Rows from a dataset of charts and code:

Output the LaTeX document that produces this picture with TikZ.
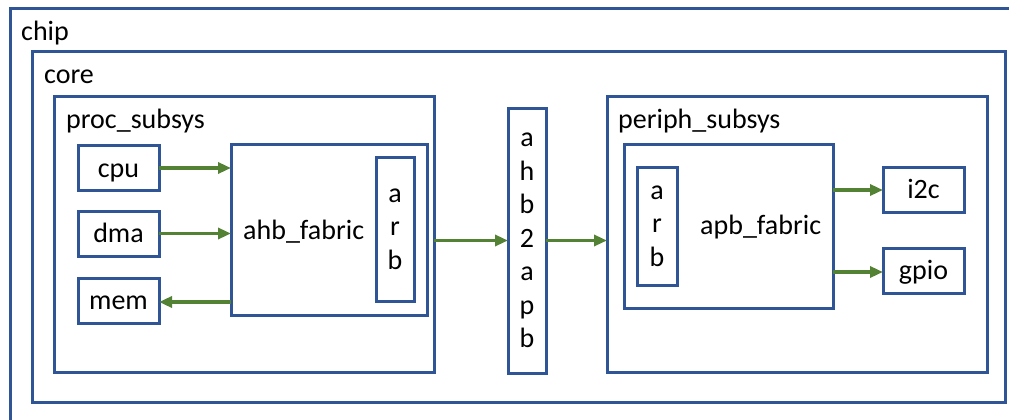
\documentclass[tikz,border=0pt]{standalone}
\usepackage{fontspec}
\setmainfont{Carlito}
\usetikzlibrary{arrows.meta}
\definecolor{blockblue}{RGB}{47,85,151}
\definecolor{wiregreen}{RGB}{84,130,53}
\tikzset{%
    blk/.style={draw=blockblue,line width=3pt,inner sep=0pt,outer sep=0pt}
}

\begin{document}
\begin{tikzpicture}[
        x=1pt, y=-1pt,
        font=\fontsize{28}{33.5}\selectfont,
        wire/.style={draw=wiregreen,line width=3.2pt,-{Triangle[length=13pt,width=11pt]}},
        lbl/.style={anchor=base west,inner sep=0pt},
        ip/.style={blk,minimum width=81pt,minimum height=45pt,text height=20pt,text depth=2pt}
        ]
        \useasboundingbox (0,0) rectangle (1009,420);
        \clip (0,0) rectangle (1009,420);

        % containers
        \node[blk,minimum width=1002pt,minimum height=416pt] (chip) at (511,217){};
        \node[blk,minimum width=973pt,minimum height=350pt] (core) at (518.5,227){};
        \node[blk,minimum width=380pt,minimum height=276pt] (proc) at (244,234){};
        \node[blk,minimum width=380pt,minimum height=276pt] (periph) at (797,234){};

        \node[lbl] (chiptxt) at (21,41){chip};
        \node[lbl] (coretxt) at (44,84){core};
        \node[lbl] (proctxt) at (66,128){proc\_subsys};
        \node[lbl] (periphtxt) at (618,128){periph\_subsys};

        % proc_subsys
        \node[ip] (cpu) at (118.5,168){cpu};
        \node[ip] (dma) at (118.5,233.5){dma};
        \node[ip] (mem) at (118.5,300.5){mem};
        \node[blk,minimum width=196pt,minimum height=171pt] (ahb) at (329,229.5){};
        \node[lbl] (ahbtxt) at (243,239){ahb\_fabric};
        \node[blk,minimum width=38pt,minimum height=144pt,align=center] (arb1) at (395,229){a\\r\\b};

        % bridge
        \node[blk,minimum width=38pt,minimum height=265pt,align=center] (ab2ap) at (527,240.5){a\\h\\b\\2\\a\\p\\b};

        % periph_subsys
        \node[blk,minimum width=209pt,minimum height=164pt] (apb) at (728.5,226){};
        \node[lbl] (apbtxt) at (700,234){apb\_fabric};
        \node[blk,minimum width=40pt,minimum height=118pt,align=center] (arb2) at (657,226){a\\r\\b};
        \node[ip] (i2c) at (923.5,189.5){i2c};
        \node[ip] (gpio) at (923.5,270.5){gpio};

        \draw[wire] (cpu) -- (cpu -| ahb.west);
        \draw[wire] (dma) -- (dma -| ahb.west);
        \draw[wire] (ahb.west |- 0,302) -- (mem.east |- 0,302);
        \draw[wire] (proc.east |- ab2ap.west) -- (ab2ap.west);
        \draw[wire] (ab2ap.east) -- (ab2ap.east -| periph.west);
        \draw[wire] (apb.east |- 0,190) -- (i2c.west |- 0,190);
        \draw[wire] (apb.east |- 0,272) -- (gpio.west |- 0,272);
    \end{tikzpicture}
\end{document}
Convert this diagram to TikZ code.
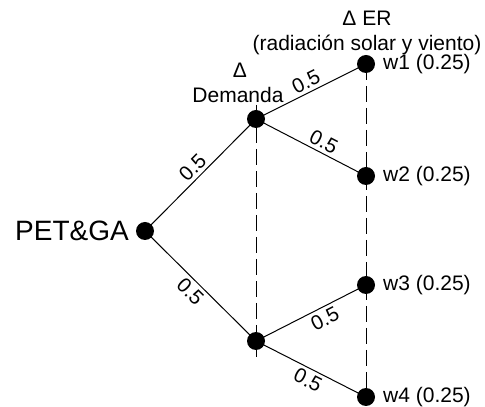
\documentclass[tikz,border=0pt]{standalone}
\usepackage{fontspec}
\setmainfont{Liberation Sans}
\begin{document}
\begin{tikzpicture}[x=1pt,y=1pt,
  dot/.style={circle,fill=black,inner sep=0pt,minimum size=18pt},
  branch/.style={line width=1pt},
  guide/.style={line width=1pt,dash pattern=on 16pt off 6pt},
  prob/.style={font=\fontsize{20.5}{21}\selectfont,sloped,inner sep=3.5pt},
  lbl/.style={font=\fontsize{21}{22}\selectfont,inner sep=0pt}]
\useasboundingbox (0,0) rectangle (485,407);
% positions of the tree levels
\coordinate (pu) at (256,288);
\coordinate (pl) at (256,66);
\coordinate (p1) at (366,343);
\coordinate (p4) at (366,10);
\coordinate (dtop) at (256,302);
\coordinate (dbot) at (256,50);
% stage guides, drawn beneath the nodes
\draw[guide] (dtop) -- (dbot);
\draw[guide] (p1) -- (p4);
% tree nodes
\node[dot] (root) at (145,176) {};
\node[dot] (up) at (pu) {};
\node[dot] (lo) at (pl) {};
\node[dot] (w1) at (p1) {};
\node[dot] (w2) at (366,231) {};
\node[dot] (w3) at (366,122) {};
\node[dot] (w4) at (p4) {};
% branches with probabilities
\draw[branch] (root.center) -- node[prob,above,pos=0.5] {0.5} (up.center);
\draw[branch] (root.center) -- node[prob,below,pos=0.48] {0.5} (lo.center);
\draw[branch] (up.center) -- node[prob,above,pos=0.5] {0.5} (w1.center);
\draw[branch] (up.center) -- node[prob,above,pos=0.57] {0.5} (w2.center);
\draw[branch] (lo.center) -- node[prob,below,pos=0.58] {0.5} (w3.center);
\draw[branch] (lo.center) -- node[prob,below,pos=0.52] {0.5} (w4.center);
% labels
\node[lbl,anchor=east,font=\fontsize{28}{29}\selectfont] (tr) at (129,176) {PET\&GA};
\node[lbl] (dh) at (240,337) {Δ};
\node[lbl] (dm) at (238,312) {Demanda};
\node[lbl] (eh) at (367,389) {Δ ER};
\node[lbl] (em) at (367,362) {(radiación solar y viento)};
\node[lbl,anchor=west] (l1) at (383,343) {w1 (0.25)};
\node[lbl,anchor=west] (l2) at (383,231) {w2 (0.25)};
\node[lbl,anchor=west] (l3) at (383,122) {w3 (0.25)};
\node[lbl,anchor=west] (l4) at (383,10) {w4 (0.25)};
\end{tikzpicture}
\end{document}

> What you need to do:
Reproduce the whole listing exactly, but not the images in it.

> Response for this exercise:
Output the LaTeX document that produces this picture with TikZ.
\documentclass[tikz,border=0pt]{standalone}
\usepackage{fontspec}
\setmainfont{Carlito}
\usetikzlibrary{arrows.meta}
\definecolor{blockblue}{RGB}{47,85,151}
\definecolor{wiregreen}{RGB}{84,130,53}
\tikzset{%
    blk/.style={draw=blockblue,line width=3pt,inner sep=0pt,outer sep=0pt}
}

\begin{document}
\begin{tikzpicture}[
        x=1pt, y=-1pt,
        font=\fontsize{28}{33.5}\selectfont,
        wire/.style={draw=wiregreen,line width=3.2pt,-{Triangle[length=13pt,width=11pt]}},
        lbl/.style={anchor=base west,inner sep=0pt},
        ip/.style={blk,minimum width=81pt,minimum height=45pt,text height=20pt,text depth=2pt}
        ]
        \useasboundingbox (0,0) rectangle (1009,420);
        \clip (0,0) rectangle (1009,420);

        % containers
        \node[blk,minimum width=1002pt,minimum height=416pt] (chip) at (511,217){};
        \node[blk,minimum width=973pt,minimum height=350pt] (core) at (518.5,227){};
        \node[blk,minimum width=380pt,minimum height=276pt] (proc) at (244,234){};
        \node[blk,minimum width=380pt,minimum height=276pt] (periph) at (797,234){};

        \node[lbl] (chiptxt) at (21,41){chip};
        \node[lbl] (coretxt) at (44,84){core};
        \node[lbl] (proctxt) at (66,128){proc\_subsys};
        \node[lbl] (periphtxt) at (618,128){periph\_subsys};

        % proc_subsys
        \node[ip] (cpu) at (118.5,168){cpu};
        \node[ip] (dma) at (118.5,233.5){dma};
        \node[ip] (mem) at (118.5,300.5){mem};
        \node[blk,minimum width=196pt,minimum height=171pt] (ahb) at (329,229.5){};
        \node[lbl] (ahbtxt) at (243,239){ahb\_fabric};
        \node[blk,minimum width=38pt,minimum height=144pt,align=center] (arb1) at (395,229){a\\r\\b};

        % bridge
        \node[blk,minimum width=38pt,minimum height=265pt,align=center] (ab2ap) at (527,240.5){a\\h\\b\\2\\a\\p\\b};

        % periph_subsys
        \node[blk,minimum width=209pt,minimum height=164pt] (apb) at (728.5,226){};
        \node[lbl] (apbtxt) at (700,234){apb\_fabric};
        \node[blk,minimum width=40pt,minimum height=118pt,align=center] (arb2) at (657,226){a\\r\\b};
        \node[ip] (i2c) at (923.5,189.5){i2c};
        \node[ip] (gpio) at (923.5,270.5){gpio};

        \draw[wire] (cpu) -- (cpu -| ahb.west);
        \draw[wire] (dma) -- (dma -| ahb.west);
        \draw[wire] (ahb.west |- 0,302) -- (mem.east |- 0,302);
        \draw[wire] (proc.east |- ab2ap.west) -- (ab2ap.west);
        \draw[wire] (ab2ap.east) -- (ab2ap.east -| periph.west);
        \draw[wire] (apb.east |- 0,190) -- (i2c.west |- 0,190);
        \draw[wire] (apb.east |- 0,272) -- (gpio.west |- 0,272);
    \end{tikzpicture}
\end{document}
Convert this diagram to TikZ code.
\documentclass[tikz,border=0pt]{standalone}
\usepackage{fontspec}
\setmainfont{Liberation Sans}
\begin{document}
\begin{tikzpicture}[x=1pt,y=1pt,
  dot/.style={circle,fill=black,inner sep=0pt,minimum size=18pt},
  branch/.style={line width=1pt},
  guide/.style={line width=1pt,dash pattern=on 16pt off 6pt},
  prob/.style={font=\fontsize{20.5}{21}\selectfont,sloped,inner sep=3.5pt},
  lbl/.style={font=\fontsize{21}{22}\selectfont,inner sep=0pt}]
\useasboundingbox (0,0) rectangle (485,407);
% positions of the tree levels
\coordinate (pu) at (256,288);
\coordinate (pl) at (256,66);
\coordinate (p1) at (366,343);
\coordinate (p4) at (366,10);
\coordinate (dtop) at (256,302);
\coordinate (dbot) at (256,50);
% stage guides, drawn beneath the nodes
\draw[guide] (dtop) -- (dbot);
\draw[guide] (p1) -- (p4);
% tree nodes
\node[dot] (root) at (145,176) {};
\node[dot] (up) at (pu) {};
\node[dot] (lo) at (pl) {};
\node[dot] (w1) at (p1) {};
\node[dot] (w2) at (366,231) {};
\node[dot] (w3) at (366,122) {};
\node[dot] (w4) at (p4) {};
% branches with probabilities
\draw[branch] (root.center) -- node[prob,above,pos=0.5] {0.5} (up.center);
\draw[branch] (root.center) -- node[prob,below,pos=0.48] {0.5} (lo.center);
\draw[branch] (up.center) -- node[prob,above,pos=0.5] {0.5} (w1.center);
\draw[branch] (up.center) -- node[prob,above,pos=0.57] {0.5} (w2.center);
\draw[branch] (lo.center) -- node[prob,below,pos=0.58] {0.5} (w3.center);
\draw[branch] (lo.center) -- node[prob,below,pos=0.52] {0.5} (w4.center);
% labels
\node[lbl,anchor=east,font=\fontsize{28}{29}\selectfont] (tr) at (129,176) {PET\&GA};
\node[lbl] (dh) at (240,337) {Δ};
\node[lbl] (dm) at (238,312) {Demanda};
\node[lbl] (eh) at (367,389) {Δ ER};
\node[lbl] (em) at (367,362) {(radiación solar y viento)};
\node[lbl,anchor=west] (l1) at (383,343) {w1 (0.25)};
\node[lbl,anchor=west] (l2) at (383,231) {w2 (0.25)};
\node[lbl,anchor=west] (l3) at (383,122) {w3 (0.25)};
\node[lbl,anchor=west] (l4) at (383,10) {w4 (0.25)};
\end{tikzpicture}
\end{document}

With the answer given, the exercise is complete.